Label: ‘Court Dressmaker, Ladies Tailor, E. Clapham, Hull, Kingston Square’
The manufacturer of this bodice, the Hull-based dressmaker Emily Clapham, ran a rare example of an internationally successful high fashion business outside the metropolitan epicentres of the time. As Madame Clapham was mainly known for striking evening dresses and wedding wear, one might suspect that this relatively practical day garment of printed and plain cotton might have been made for one of her bridal trousseaux. With its long, voluminous gigot sleeves, the bodice presumably was part of a fashionable day dress. Despite its blouse-like appearance, it has a boned underbodice, much like many supposedly loose tea gowns of the period (see an example under Related Items).
Reportedly, Clapham’s reputation stemmed from the visual impact of her creations and word-of-mouth recommendations. It was furthered by mentions in fashionable publications like ‘The Lady’s Pictorial’ and ‘The Gentlewoman’ in the second half of the 1890s.

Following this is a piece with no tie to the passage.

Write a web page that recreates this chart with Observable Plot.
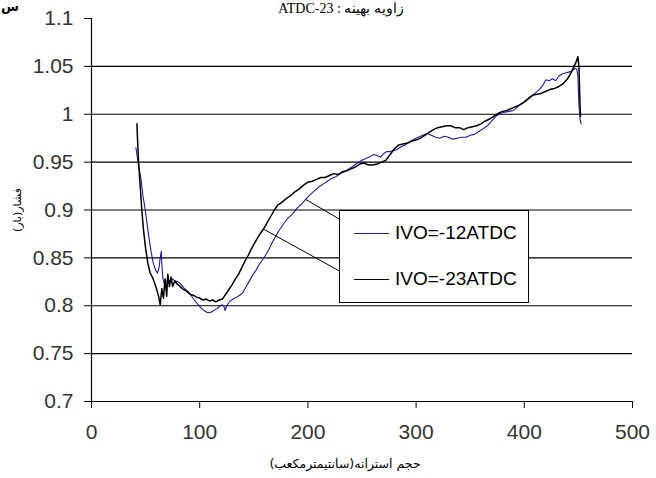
<!DOCTYPE html>
<html><head><meta charset="utf-8">
<script src="https://cdn.jsdelivr.net/npm/d3@7"></script>
<script src="https://cdn.jsdelivr.net/npm/@observablehq/plot@0.6"></script>
<style>
body{margin:0;background:#fff;}
#wrap{position:relative;width:656px;height:478px;overflow:hidden;font-family:"Liberation Sans",Arial,sans-serif;}
#wrap svg{position:absolute;left:0;top:0;}
.abs{position:absolute;white-space:nowrap;}
#title{left:190px;width:302px;top:0px;text-align:center;font-family:"Liberation Serif","DejaVu Serif",serif;font-size:14px;color:#000;}
#xlab{left:190px;width:310px;top:456px;text-align:center;font-family:"DejaVu Sans",sans-serif;font-size:12.5px;}
#ylab{left:17px;top:210px;transform:translate(-50%,-50%) rotate(-90deg);font-family:"DejaVu Sans",sans-serif;font-size:11px;}
#corner{left:1px;top:0px;font-family:"DejaVu Sans",sans-serif;font-size:13px;line-height:14px;font-weight:bold;}
#legend{left:339px;top:210px;width:188px;height:91px;border:1px solid #000;background:#fff;}
.lg{position:absolute;left:14px;width:35px;height:0;}
.lt{position:absolute;left:55px;font-size:19px;line-height:19px;color:#000;}
</style></head><body><div id="wrap"></div><script>
// x: engine displacement volume (cc), y: pressure (bar)
const ivo12 = [
[41,0.965],[42,0.958],[43,0.95],[44.5,0.94],[46,0.93],[47.5,0.915],[49,0.905],[50.5,0.893],[52,0.88],[53.5,0.868],
[55,0.857],[57,0.845],[59,0.838],[61,0.834],[62.5,0.84],[63.5,0.85],[64.5,0.857],[65.2,0.84],[66,0.828],[67.5,0.822],
[69,0.825],[71,0.827],[73,0.826],[75,0.828],[77,0.826],[80,0.825],[83,0.822],[86,0.818],[89,0.815],[92,0.811],
[95,0.806],[98,0.802],[101,0.798],[104,0.795],[107,0.793],[110,0.793],[113,0.795],[116,0.797],[119,0.8],[121,0.801],
[122.5,0.799],[123.5,0.795],[125,0.8],[128,0.805],[131,0.807],[134,0.809],[137,0.811],[140,0.814],[143,0.82],[146,0.826],
[149,0.832],[152,0.837],[155,0.843],[158,0.848],[161,0.853],[164,0.859],[167,0.866],[170,0.872],[173,0.878],[176,0.883],
[179,0.888],[182,0.892],[186,0.896],[190,0.902],[194,0.906],[198,0.911],[202,0.916],[206,0.92],[210,0.924],[214,0.927],
[218,0.93],[222,0.933],[226,0.935],[230,0.938],[234,0.94],[238,0.943],[242,0.946],[246,0.949],[250,0.952],[254,0.954],
[258,0.956],[261,0.958],[264,0.957],[267,0.955],[270,0.959],[273,0.961],[276,0.961],[279,0.962],[282,0.963],[286,0.966],
[290,0.968],[294,0.971],[298,0.974],[302,0.976],[306,0.978],[310,0.98],[314,0.978],[318,0.976],[322,0.975],[326,0.977],
[330,0.976],[334,0.974],[338,0.975],[342,0.976],[346,0.976],[350,0.978],[354,0.979],[358,0.982],[362,0.985],[366,0.988],
[370,0.993],[374,0.998],[378,1.001],[382,1.002],[386,1.003],[390,1.004],[394,1.008],[398,1.011],[402,1.014],[406,1.018],
[410,1.022],[414,1.026],[417,1.03],[420,1.036],[423,1.035],[426,1.037],[429,1.035],[432,1.04],[435,1.042],[438,1.043],
[441,1.044],[444,1.045],[447,1.048],[448.5,1.047],[449.5,1.04],[450.5,1.01],[451.5,0.995],[452.5,0.99]
];
const ivo23 = [
[42,0.99],[42.5,0.975],[43.5,0.95],[45,0.925],[46.5,0.9],[48,0.88],[50,0.86],[52,0.845],[54,0.835],[57,0.828],
[60,0.818],[62,0.81],[63.5,0.801],[65,0.818],[66.5,0.808],[68,0.828],[69.5,0.81],[70.5,0.833],[72,0.82],[73.5,0.83],
[75,0.82],[77,0.826],[79,0.823],[82,0.82],[85,0.817],[88,0.815],[91,0.812],[94,0.811],[97,0.809],[100,0.808],
[103,0.806],[106,0.807],[109,0.805],[112,0.806],[115,0.804],[118,0.806],[121,0.807],[124,0.812],[127,0.817],[130,0.822],
[133,0.828],[136,0.833],[139,0.84],[142,0.847],[145,0.853],[148,0.86],[151,0.866],[154,0.872],[157,0.877],[160,0.882],
[163,0.888],[166,0.894],[169,0.9],[172,0.905],[176,0.908],[180,0.912],[184,0.915],[188,0.919],[192,0.922],[196,0.926],
[200,0.929],[204,0.93],[208,0.932],[212,0.934],[216,0.934],[220,0.936],[224,0.938],[228,0.937],[232,0.94],[236,0.941],
[240,0.943],[244,0.945],[248,0.948],[252,0.949],[256,0.947],[260,0.947],[264,0.948],[268,0.95],[272,0.952],[276,0.958],
[280,0.964],[284,0.968],[288,0.969],[292,0.97],[296,0.972],[300,0.973],[304,0.975],[308,0.978],[312,0.981],[316,0.984],
[320,0.986],[324,0.987],[328,0.988],[332,0.988],[336,0.986],[340,0.986],[344,0.984],[348,0.986],[352,0.987],[356,0.988],
[360,0.99],[364,0.993],[368,0.995],[372,0.998],[376,1.001],[380,1.003],[384,1.004],[388,1.006],[392,1.008],[396,1.01],
[400,1.013],[404,1.017],[408,1.02],[412,1.021],[416,1.022],[420,1.024],[424,1.026],[428,1.027],[432,1.029],[436,1.032],
[440,1.037],[443,1.043],[446,1.05],[448,1.055],[449.5,1.06],[450.5,1.05],[451,1.03],[451.5,1.01],[452,0.998]
];
const seriesNames = ["IVO=-12ATDC","IVO=-23ATDC"];
const seriesColors = ["#1c1c9c","#000000"];
const yTicks = [0.7,0.75,0.8,0.85,0.9,0.95,1,1.05,1.1];
const yTickLabels = ["0.7","0.75","0.8","0.85","0.9","0.95","1","1.05","1.1"];
const xTicks = [0,100,200,300,400,500];
const xTickLabels = ["0","100","200","300","400","500"];
const titleText = "زاویه بهینه : ATDC-23";
const xLabel = "حجم استرانه(سانتیمترمکعب)";
const yLabel = "فشار(بار)";
// leader lines: from a point on each curve to its legend entry
const leaders = [
  {x1:198, y1:0.911, x2:251.5, y2:0.8758},
  {x1:159, y1:0.88, x2:244, y2:0.8271}
];

const plot = Plot.plot({
  width:656, height:478,
  marginLeft:91, marginRight:24, marginTop:18, marginBottom:77,
  style:{fontFamily:"Liberation Sans, Arial, sans-serif", fontSize:"21px", background:"transparent", color:"#000"},
  x:{domain:[0,500]},
  y:{domain:[0.7,1.1]},
  marks:[
    Plot.ruleY(yTicks.filter(d=>d>0.7 && d<1.1), {stroke:"#000", strokeWidth:1.2}),
    Plot.ruleX([0], {stroke:"#000", strokeWidth:1.2}),
    Plot.ruleY([0.7], {stroke:"#000", strokeWidth:1.2}),
    Plot.axisY({ticks:yTicks, tickSize:7, tickPadding:11, tickFormat:(d)=>yTickLabels[yTicks.indexOf(d)], fontSize:21, label:null, stroke:"#000", strokeOpacity:1, fill:"#333"}),
    Plot.axisX({ticks:xTicks, tickSize:7, tickPadding:16, tickFormat:(d)=>xTickLabels[xTicks.indexOf(d)], fontSize:21, label:null, stroke:"#000", strokeOpacity:1, fill:"#333"}),
    Plot.line(ivo12, {x:d=>d[0], y:d=>d[1], stroke:seriesColors[0], strokeWidth:1.1}),
    Plot.line(ivo23, {x:d=>d[0], y:d=>d[1], stroke:seriesColors[1], strokeWidth:1.5}),
    Plot.link(leaders, {x1:"x1", y1:"y1", x2:"x2", y2:"y2", stroke:"#000", strokeWidth:1})
  ]
});
const wrap = document.getElementById("wrap");
wrap.appendChild(plot);
function add(id, cls, html, dir){const d=document.createElement("div");d.id=id;d.className=cls;if(dir)d.dir=dir;d.innerHTML=html;wrap.appendChild(d);return d;}
add("corner","abs","س","rtl");
add("title","abs",titleText,"rtl");
add("xlab","abs",xLabel,"rtl");
add("ylab","abs",yLabel,"rtl");
const lg = add("legend","abs","");
seriesNames.forEach((n,i)=>{
  const cy = i===0 ? 22 : 68;
  const l=document.createElement("div");l.className="lg";l.style.top=cy+"px";l.style.borderTop=(i===0?"1.3px":"1.5px")+" solid "+seriesColors[i];lg.appendChild(l);
  const t=document.createElement("div");t.className="lt";t.style.top=(cy-10)+"px";t.textContent=n;lg.appendChild(t);
});
</script></body></html>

They described individual dresses by Madame Clapham that had made an impression at society events. The writer and poet Osbert Sitwell remembers her in his 1944 autobiography ‘Left Hand, Right Hand’ as the maker of his mother’s dress worn in their 1900 family portrait by John Singer Sargent:
‘The dress worn by my mother had been made (…) by the then celebrated dressmaker, Madame Clapham It would seem improbable that any fashionable woman should go especially to Hull for her clothes; but so it was. The mode had originated with the daughters of Mrs. Arthur Wilson and Mrs. Charles Wilson (…) who, coming from that district, had startled London a few years before with their dashing clothes and had soon made the reputation of the local dressmaker whom they were said to patronise.’
Madame Clapham employed a mostly female workroom with a clear hierarchical structure. Vacancies for positions like ‘bodice hands’, ‘skirt hands’ and ‘mantle hands’, advertised in newspapers like the Yorkshire Post illustrate the typical specialisations of dressmakers at the time. The adverts offer ‘good wages’ but also clarify that experience appropriate to a ‘high class’ dressmaking establishment was required.
On 3 June 1896, the Hull Daily Mail reports about Madame Clapham’s violation of the Factory Act under the headline: ‘Hull Dressmaker Fined. Girls Kept At Work Without Tea.‘ Several Factory Acts aimed at improving working conditions in the 19th Century, including the limitation of working hours and compulsory breaks. It was not uncommon for dressmakers to be fined for violations against these rules. Many cases are reported in the press of the time, including the makers of an elaborate 1880s fancy dress from our collection by the Dublin dressmakers Misses Wilson (see Related Items).